GIVEN REQUEST
Gather, from the listing beneath this task, every line holding the string "chart".

═══ DATA ═══

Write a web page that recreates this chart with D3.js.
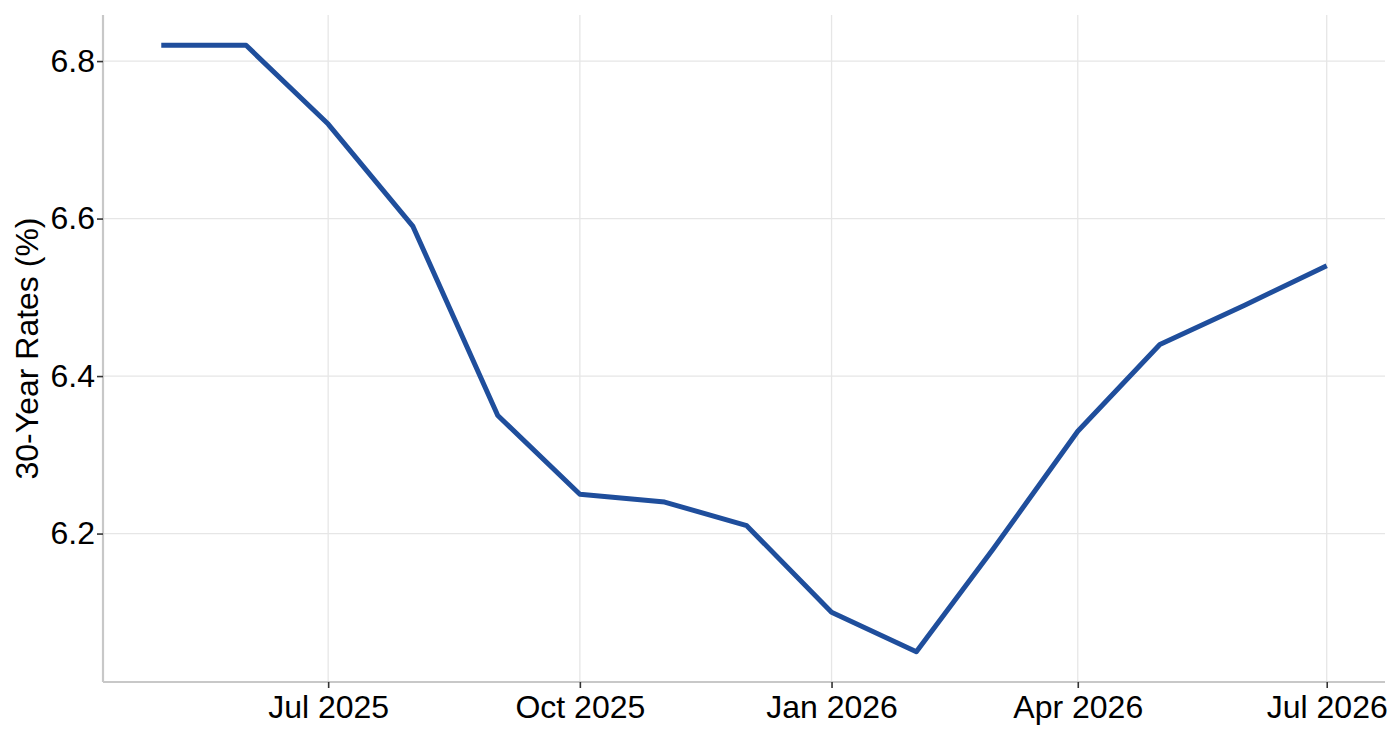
<!DOCTYPE html>
<html>
<head>
<meta charset="utf-8">
<script src="https://cdn.jsdelivr.net/npm/d3@7"></script>
<style>
  body { margin: 0; background: #fff; }
  svg { display: block; font-family: "Liberation Sans", Arial, sans-serif; }
</style>
</head>
<body>
<div id="chart"></div>
<script>
// monthly 30-year rate readings
const months = ['2025-05-01', '2025-06-01', '2025-07-01', '2025-08-01', '2025-09-01',
  '2025-10-01', '2025-11-01', '2025-12-01', '2026-01-01', '2026-02-01',
  '2026-03-01', '2026-04-01', '2026-05-01', '2026-06-01', '2026-07-01'];
const rates = [6.82, 6.82, 6.72, 6.59, 6.35, 6.25, 6.24, 6.21, 6.10, 6.05,
  6.18, 6.33, 6.44, 6.49, 6.54];
const xTicks = ['2025-07-01', '2025-10-01', '2026-01-01', '2026-04-01', '2026-07-01'];
const yTicks = [6.2, 6.4, 6.6, 6.8];

const parse = d3.utcParse('%Y-%m-%d');
const data = months.map((m, i) => ({ date: parse(m), value: rates[i] }));

const width = 1400, height = 740;
const margin = { top: 15, right: 15, bottom: 58, left: 103 };

const svg = d3.select('#chart').append('svg')
  .attr('width', width)
  .attr('height', height);

// ggplot-style 5% expansion on both axes
const xExt = d3.extent(data, d => d.date);
const xPad = (xExt[1] - xExt[0]) * 0.05;
const x = d3.scaleUtc()
  .domain([new Date(+xExt[0] - xPad), new Date(+xExt[1] + xPad)])
  .range([margin.left, width - margin.right]);

const yExt = d3.extent(data, d => d.value);
const yPad = (yExt[1] - yExt[0]) * 0.05;
const y = d3.scaleLinear()
  .domain([yExt[0] - yPad, yExt[1] + yPad])
  .range([height - margin.bottom, margin.top]);

// Gridlines
svg.append('g')
  .selectAll('line')
  .data(yTicks)
  .join('line')
  .attr('x1', margin.left).attr('x2', width - margin.right)
  .attr('y1', d => y(d)).attr('y2', d => y(d))
  .attr('stroke', '#e6e6e6').attr('stroke-width', 1.3);

svg.append('g')
  .selectAll('line')
  .data(xTicks.map(parse))
  .join('line')
  .attr('x1', d => x(d)).attr('x2', d => x(d))
  .attr('y1', margin.top).attr('y2', height - margin.bottom)
  .attr('stroke', '#e6e6e6').attr('stroke-width', 1.3);

// Axes
const xAxis = svg.append('g')
  .attr('transform', `translate(0,${height - margin.bottom})`)
  .call(d3.axisBottom(x)
    .tickValues(xTicks.map(parse))
    .tickFormat(d3.utcFormat('%b %Y'))
    .tickSize(6)
    .tickPadding(7));

const yAxis = svg.append('g')
  .attr('transform', `translate(${margin.left},0)`)
  .call(d3.axisLeft(y)
    .tickValues(yTicks)
    .tickFormat(d3.format('.1f'))
    .tickSize(6)
    .tickPadding(2));

[xAxis, yAxis].forEach(ax => {
  ax.select('.domain').attr('stroke', '#c8c8c8').attr('stroke-width', 2.2);
  ax.selectAll('.tick line').attr('stroke', '#333').attr('stroke-width', 1.6);
  ax.selectAll('.tick text')
    .attr('fill', '#000')
    .attr('font-size', '32px')
    .attr('font-family', '"Liberation Sans", Arial, sans-serif');
});
xAxis.select('.domain').attr('d', `M${margin.left},0H${width - margin.right}`);
yAxis.select('.domain').attr('d', `M0,${margin.top}V${height - margin.bottom}`);

// Axis title
svg.append('text')
  .attr('transform', `translate(38,${(margin.top + height - margin.bottom) / 2}) rotate(-90)`)
  .attr('text-anchor', 'middle')
  .attr('font-size', '32px')
  .attr('fill', '#000')
  .text('30-Year Rates (%)');

// Line
const line = d3.line()
  .x(d => x(d.date))
  .y(d => y(d.value));

svg.append('path')
  .datum(data)
  .attr('d', line)
  .attr('fill', 'none')
  .attr('stroke', '#1f4e9c')
  .attr('stroke-width', 5)
  .attr('stroke-linejoin', 'round');
</script>
</body>
</html>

═══

THE RESPONSE
Write a web page that recreates this chart with D3.js.
<div id="chart"></div>
const svg = d3.select('#chart').append('svg')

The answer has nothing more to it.